Prólogo

Al principiar la década de los cincuenta, cuando un grupo de amigos (Aldecoa, Fernández Santos, Ferlosio, Sastre, Medardo Fraile, Josefina Rodríguez, De Quinto y yo, entre otros) nos acogimos al mecenazgo del difunto hispanista Rodríguez Moñino para fundar, aquí en Madrid, aquella Revista Española de vida tan efímera, donde aparecieron nuestros primeros cuentos, el ejercicio de la literatura, como el de la mayoría de los oficios, estaba jalonado por graduales etapas de aprendizaje. Y, de la misma manera que un carpintero o un fumista, antes de soñar con llegar a maestro, pasaba por aprendiz y oficial, casi nadie que se sintiera picado por la vocación de las letras se atrevía a meterse con una novela, sin haberse templado antes en las lides del cuento. Aprendimos a escribir ensayando un género que tenía entidad por sí mismo, que a muchos nos marcó para siempre y que requería, antes que otras pretensiones, una mirada atenta y unos oídos finos para incorporar las conversaciones y escenas de nuestro entorno y registrarlas. La vida de la calle era entonces menos compulsiva y apresurada, discotecas no había, no circulaban tantos coches, no existía la televisión y la gente tenía menos dinero, paseaba más y bebía vino por los bares de su barrio despacio, mientras charlaba con los amigos y con los desconocidos. Alguna historia de las que afloraban en aquellas conversaciones era con frecuencia, antes de pasar al papel, materia de nuestros comentarios, de los cuentos que nos contábamos unos a otros, a lo largo de aquel tiempo generosamente perdido por los bares con futbolín, por los parques y por los bulevares. La fisonomía, completamente distinta, de aquellos locales y calles, anotada como al descuido en nuestros cuentos, les confiere ahora cierto valor testimonial.

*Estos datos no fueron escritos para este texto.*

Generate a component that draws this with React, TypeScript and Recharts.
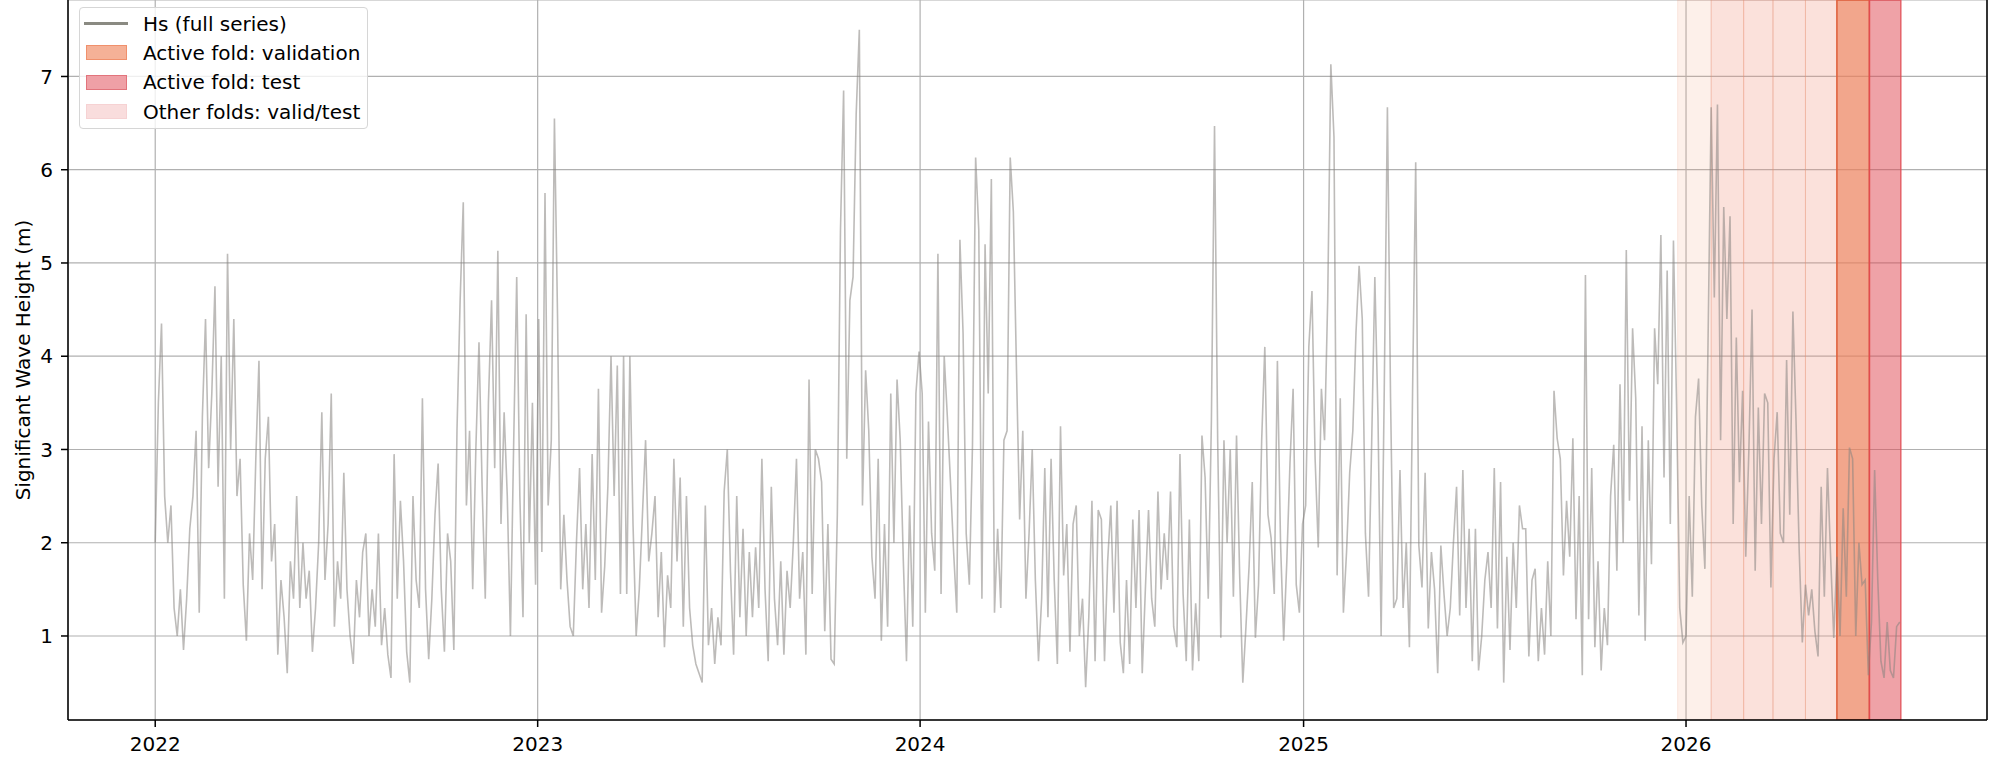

La mayor parte de los relatos que componen el presente volumen están escritos entre 1950 y 1960 y muchos no había vuelto a mirarlos. Invitada ahora, al cabo de los años, a revisarlos, no he conseguido hacer la relectura tan «desde fuera» como para que la irrupción de aquel tiempo olvidado, en que un oficinista vivía con dos mil pesetas al mes, no me pase la factura de mi actual edad.

Lo que más me ha llamado la atención es lo pronto que empezaron a aparecer en mis tentativas literarias una serie de temas fundamentales, que en estos cuentos van casi siempre combinados, a reserva de que predomine o no uno de ellos: el tema de la rutina, el de la oposición entre pueblo y ciudad, el de las primeras decepciones infantiles, el de la incomunicación, el del desacuerdo entre lo que se hace y lo que se sueña, el del miedo a la libertad. Todos ellos pertenecen a campos muy próximos y remiten, en definitiva, al eterno problema del sufrimiento humano, despedazado y perdido en el seno de una sociedad que le es hostil y en la que, por otra parte, se ve obligado a insertarse. Me refiero de preferencia (como en el resto de mi producción literaria) a la huella que esta incapacidad por poner de acuerdo lo que se vive con lo que se anhela deja en las mujeres, más afectadas por la carencia de amor que los hombres, más atormentadas por la búsqueda de una identidad que las haga ser apreciadas por los demás y por sí mismas, hasta el punto de que este conjunto de relatos bien podría titularse «Cuentos de mujeres». Suelen ser mujeres desvalidas y resignadas las que presento, pocas veces personajes agresivos, como trasunto literario que son de una época en que las reivindicaciones feministas eran prácticamente inexistentes en nuestro país. Pero diré también que ese malestar indefinible y profundo sufrido por las protagonistas de mis cuentos, ese echar de menos un poco más de amor, creo que sigue vigente hoy día, a despecho de las protestas emitidas por tantas mujeres «emancipadas», que reniegan de una condición a la que siguen atenidas y que las encarcela.

El ejemplo de Andrea, la protagonista de «Variaciones sobre un tema», me parece bastante ilustrativo de este conflicto —no solo femenino, por supuesto— entre la emancipación y la búsqueda de unas raíces que apuntalen la propia identidad. Este cuento es bastante posterior, de finales de los sesenta, y he querido ponerlo en primer lugar, porque tal vez sea el que más me gusta.

La ordenación no está hecha, pues —como puede verse por las fechas anotadas al final de cada cuento—, ateniéndose a un criterio cronológico, sino que he procurado agruparlos más o menos por su asunto, aun contando con la evidente dificultad derivada de que ningún tema se dé en estado puro, como ya he advertido al principio.

En términos generales, diré que he comenzado por los cuentos que podrían llamarse «de la rutina» y he terminado por aquellos en que predomina una especie de alegato contra la injusticia social, pasando por otras gamas que el propio lector descubrirá, si es que vale la pena.